Behalve een beschavingsoffensief, was een zendingsmissie ook een pacificerende missie, zo gaf San-A-Jong aan. Er was een zekere spanning in de rol van de zendeling van de Moravische broeders. „Aan de ene kant was hij een troostbode; tegelijkertijd ketende hij de tot slaaf gemaakte opnieuw aan het slavernijsysteem.”
Er werd door zendelingen ook wel kritiek geoefend op de slavernij, zo gaf San-A-Yong aan, maar „de kerk en de zending hielden zich bezig met de binnenlandse slavenhandel. Je kunt vraagtekens zetten bij de rol van de zending in de negentiende eeuw.”
Zending en missie hebben een sleutelrol vervuld in de koloniale geschiedenis in het vormen van de bevolking naar westerse en moderne christelijke productieve maatstaven, zei een andere auteur van de bundel, prof. dr. Geertje Mak, geschiedkundige. Zij sprak over de zending op het huidige (West-)Papoea. Zij besprak een discussie die losbarstte aan het eind van de negentiende eeuw over het vrijkopen van kinderen.
Opvoeding
De Papoea-kinderen kregen van de westerse zendelingen een „opvoeding tot arbeid.” Dit paste in de late negentiende eeuw, zo gaf prof. Mak aan. Deze vrijheid stond haaks op het vrijheidsbegrip van Papoea’s. „Hun geest vertelde wat zij moesten doen en niemand van buitenaf, loonarbeid gold als je vrijheid kwijtraken. Dat een leven zonder behoefte naar meer ook mogelijk was, werd niet erkend.”

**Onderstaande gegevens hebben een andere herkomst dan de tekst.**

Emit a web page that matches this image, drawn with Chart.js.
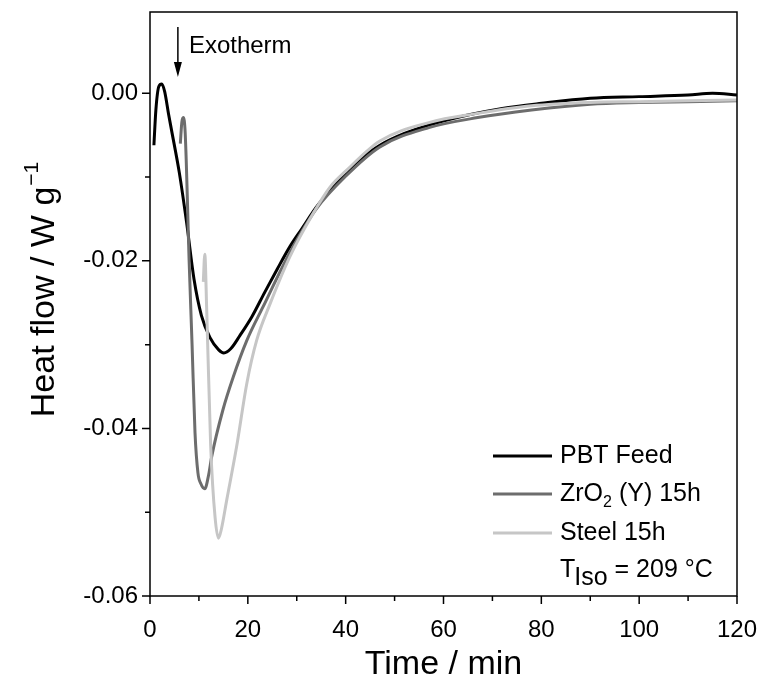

Deze publicatie vult een leemte op, zo gaf redactrice De Leede aan. „We vragen ons af wat de rol van de Nederlandse protestantse kerk in de koloniën is geweest. Er was nog geen bundel die koloniale kerkgeschiedenis bevatte van zowel Oost als West, die zowel naar kolonialisme als naar slavernij keek in de periode van zowel voor als na 1800.”